Washington Post Editorial

IN EVERY GENERATION, it seems, some Americans find a foreign alternative to this country’s brand of democratic capitalism. During economic downturns, the grass on the other side of the fence looks especially green. In the Great Depression, many in the United States thought that Nazi Germany or the Soviet Union had cured unemployment. Today, some say we must learn the lessons of China’s state-run capitalism.

 

Just four months ago, Andrew Stern, former president of the Service Employees International Union, published an op-ed in the Wall Street Journal urging the United States to adopt a “forward looking, long-term economic plan,” like China does. Mr. Stern was just back from Chong­qing, impressed by that mega-city’s “people-oriented development” under “an aggressive and popular Communist Party leader — Bo Xilai. A skyline of cranes are building roughly 1.5 million square feet of usable floor space daily — including, our delegation was told, 700,000 units of public housing annually. ”

Alas for his admirers in the West, China’s Communist authorities purged Bo Xilai on March 15, shortly after his former police chief unsuccessfully tried to take refuge in the U.S. consulate in Chengdu. Explanations for Mr. Bo’s downfall range from corruption to the human-rights excesses that Mr. Bo’s police committed to official disgruntlement with Mr. Bo’s promotion of a neo-Maoist “red” culture. Or perhaps his rivals in Beijing simply concluded that the populistic Mr.

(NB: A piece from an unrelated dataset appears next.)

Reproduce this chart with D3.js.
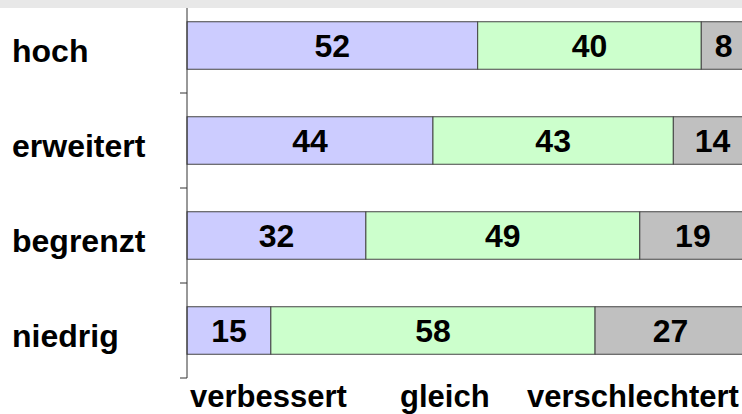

Bo had gotten too big for his britches.

Clearly there was a lot more happening in Chongqing than just “people-oriented development.” But neither the Chinese people nor the rest of the world can really tell, because the central government’s censorship apparatus is working overtime to suppress media discussion of Mr. Bo’s ouster.

The purge comes at a time of transition in China, as the Communist Party prepares to anoint a new politburo chief this year, probably Xi Jinping. The new leadership must wrestle with profound structural challenges — including a housing bubble and a decrepit financial system — caused or exacerbated by the heavy hand of government. “If our pace of reform continues to lag behind the pace of expansion of state-owned capital,” writes Hu Shuli, one of China’s leading financial journalists, “we will soon hear talk not of the rise, but a crisis, of state capitalism.”

China’s ability to reform what is now the second largest economy will affect not only its own people, but the entire world. The fact that a country of such global importance is governed according to the Leninist principles of a self-selected elite — insofar as the rules of the game can be discerned at all — is both a source of weakness in the Chinese model and a sobering concern for the United States and other countries with which China does business.

Though some visitors to China, dazzled by the high-rises and humming factories, may miss the point, the true sources of long-run stability and prosperity, for any nation, are the rule of law and transparent government. China still has neither.